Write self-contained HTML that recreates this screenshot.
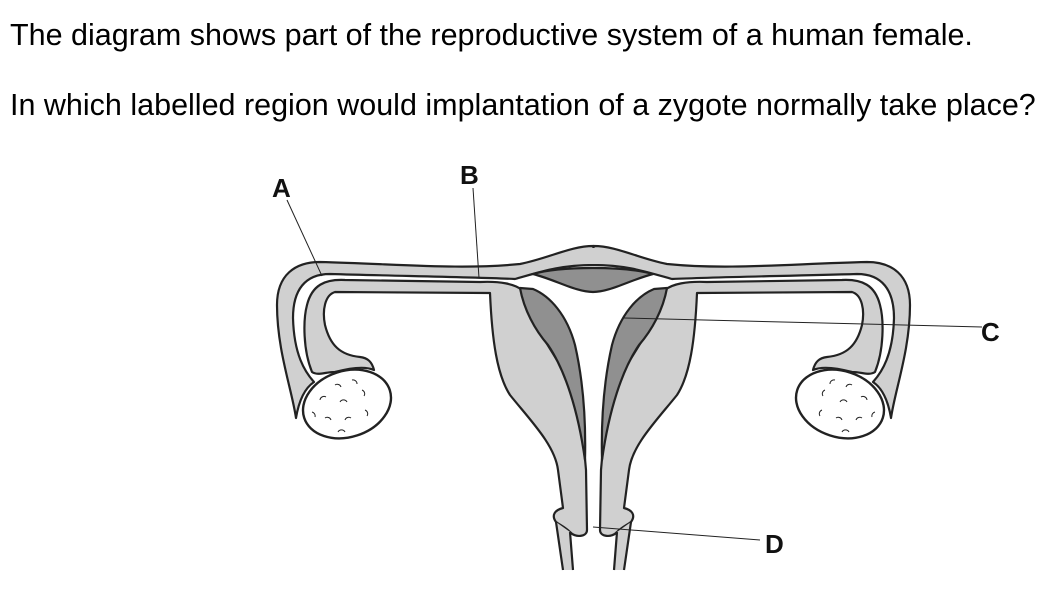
<!DOCTYPE html>
<html><head><meta charset="utf-8"><style>
html,body{margin:0;padding:0;background:#fff;}
body{width:1047px;height:590px;position:relative;overflow:hidden;font-family:"Liberation Sans",Arial,sans-serif;}
.t{position:absolute;left:10px;font-size:30.5px;color:#000;white-space:nowrap;}
</style></head><body>
<div class="t" style="top:18px">The diagram shows part of the reproductive system of a human female.</div>
<div class="t" style="top:88px">In which labelled region would implantation of a zygote normally take place?</div>
<svg width="1047" height="590" style="position:absolute;left:0;top:0" xmlns="http://www.w3.org/2000/svg">
<defs>
<g id="half" stroke="#222" stroke-width="2.2" stroke-linejoin="round">
 <path fill="#d0d0d0" d="M296,418 C292,390 277,350 277,305 C277,275 295,262 320,262 C400,264 460,270 520,264 C550,258 570,246 593.5,246 L593.5,265 C560,265 540,272 515,279 C470,277 400,276 330,274 C305,274 293,290 293,318 C294,355 305,372 314,382 C305,388 299,400 296,418 Z"/>
 <path fill="#d0d0d0" d="M312,372 C303,350 303,320 307,305 C312,285 325,279 345,280 L480,282 C500,281 515,284 522,290 C530,320 545,340 560,365 C575,395 583,430 586,470 L587,530 C587,537 575,538 570,532 C565,527 560,525 556,522 C551,515 555,510 563,508 L558,470 C555,445 530,420 510,395 C497,375 492,340 490,293 L335,292 C325,295 322,310 325,325 C330,345 340,355 360,357 C368,358 372,362 374,370 C365,366 350,368 335,372 C325,372 318,376 312,372 Z"/>
 <path fill="#909090" d="M520,288 C524,310 535,330 548,345 C565,370 578,410 585,460 C586,420 583,380 575,345 C567,315 550,296 533,289 Z"/>
 <path fill="#d0d0d0" d="M556,522 L563,570 L573,570 L570,532 Z" stroke="none"/>
 <path fill="none" d="M556,522 L563,570 M570,532 L573,570"/>
 <ellipse cx="347" cy="404" rx="45" ry="33" transform="rotate(-18 347 404)" fill="#fff" stroke-width="2.4"/>
 <g fill="none" stroke-width="1">
  <path d="M320,400 a4,4 0 0 1 6,-3 M335,385 a4,4 0 0 1 6,2 M352,380 a4,4 0 0 1 5,4 M362,390 a4,4 0 0 1 2,6 M340,402 a4,4 0 0 1 7,0 M325,418 a4,4 0 0 1 6,2 M345,420 a4,4 0 0 1 6,-2 M365,410 a4,4 0 0 1 2,6 M338,432 a4,4 0 0 1 7,0 M312,412 a4,4 0 0 1 3,5"/>
 </g>
</g>
</defs>
<use href="#half"/>
<use href="#half" transform="translate(1187,0) scale(-1,1)"/>
<rect x="590" y="248" width="7" height="16" fill="#d0d0d0"/>
<path d="M533,274 C560,266 625,266 653,274 C630,280 610,292 593,292 C576,292 556,280 533,274 Z" fill="#909090" stroke="#222" stroke-width="2.2"/>
<g stroke="#222" stroke-width="1" fill="none">
 <line x1="287" y1="200" x2="322" y2="276"/>
 <line x1="473" y1="188" x2="479" y2="278"/>
 <line x1="982" y1="327" x2="624" y2="318"/>
 <line x1="760" y1="540" x2="593" y2="527"/>
</g>
<g font-family="Liberation Sans, Arial, sans-serif" font-size="26" font-weight="bold" fill="#111">
 <text x="272" y="197">A</text>
 <text x="460" y="184">B</text>
 <text x="981" y="341">C</text>
 <text x="765" y="553">D</text>
</g>
</svg>
</body></html>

Your goal:
Reproduce all of the material above word for word. Omit the pictures.

Solution below:
Write self-contained HTML that recreates this screenshot.
<!DOCTYPE html>
<html><head><meta charset="utf-8"><style>
html,body{margin:0;padding:0;background:#fff;}
body{width:1047px;height:590px;position:relative;overflow:hidden;font-family:"Liberation Sans",Arial,sans-serif;}
.t{position:absolute;left:10px;font-size:30.5px;color:#000;white-space:nowrap;}
</style></head><body>
<div class="t" style="top:18px">The diagram shows part of the reproductive system of a human female.</div>
<div class="t" style="top:88px">In which labelled region would implantation of a zygote normally take place?</div>
<svg width="1047" height="590" style="position:absolute;left:0;top:0" xmlns="http://www.w3.org/2000/svg">
<defs>
<g id="half" stroke="#222" stroke-width="2.2" stroke-linejoin="round">
 <path fill="#d0d0d0" d="M296,418 C292,390 277,350 277,305 C277,275 295,262 320,262 C400,264 460,270 520,264 C550,258 570,246 593.5,246 L593.5,265 C560,265 540,272 515,279 C470,277 400,276 330,274 C305,274 293,290 293,318 C294,355 305,372 314,382 C305,388 299,400 296,418 Z"/>
 <path fill="#d0d0d0" d="M312,372 C303,350 303,320 307,305 C312,285 325,279 345,280 L480,282 C500,281 515,284 522,290 C530,320 545,340 560,365 C575,395 583,430 586,470 L587,530 C587,537 575,538 570,532 C565,527 560,525 556,522 C551,515 555,510 563,508 L558,470 C555,445 530,420 510,395 C497,375 492,340 490,293 L335,292 C325,295 322,310 325,325 C330,345 340,355 360,357 C368,358 372,362 374,370 C365,366 350,368 335,372 C325,372 318,376 312,372 Z"/>
 <path fill="#909090" d="M520,288 C524,310 535,330 548,345 C565,370 578,410 585,460 C586,420 583,380 575,345 C567,315 550,296 533,289 Z"/>
 <path fill="#d0d0d0" d="M556,522 L563,570 L573,570 L570,532 Z" stroke="none"/>
 <path fill="none" d="M556,522 L563,570 M570,532 L573,570"/>
 <ellipse cx="347" cy="404" rx="45" ry="33" transform="rotate(-18 347 404)" fill="#fff" stroke-width="2.4"/>
 <g fill="none" stroke-width="1">
  <path d="M320,400 a4,4 0 0 1 6,-3 M335,385 a4,4 0 0 1 6,2 M352,380 a4,4 0 0 1 5,4 M362,390 a4,4 0 0 1 2,6 M340,402 a4,4 0 0 1 7,0 M325,418 a4,4 0 0 1 6,2 M345,420 a4,4 0 0 1 6,-2 M365,410 a4,4 0 0 1 2,6 M338,432 a4,4 0 0 1 7,0 M312,412 a4,4 0 0 1 3,5"/>
 </g>
</g>
</defs>
<use href="#half"/>
<use href="#half" transform="translate(1187,0) scale(-1,1)"/>
<rect x="590" y="248" width="7" height="16" fill="#d0d0d0"/>
<path d="M533,274 C560,266 625,266 653,274 C630,280 610,292 593,292 C576,292 556,280 533,274 Z" fill="#909090" stroke="#222" stroke-width="2.2"/>
<g stroke="#222" stroke-width="1" fill="none">
 <line x1="287" y1="200" x2="322" y2="276"/>
 <line x1="473" y1="188" x2="479" y2="278"/>
 <line x1="982" y1="327" x2="624" y2="318"/>
 <line x1="760" y1="540" x2="593" y2="527"/>
</g>
<g font-family="Liberation Sans, Arial, sans-serif" font-size="26" font-weight="bold" fill="#111">
 <text x="272" y="197">A</text>
 <text x="460" y="184">B</text>
 <text x="981" y="341">C</text>
 <text x="765" y="553">D</text>
</g>
</svg>
</body></html>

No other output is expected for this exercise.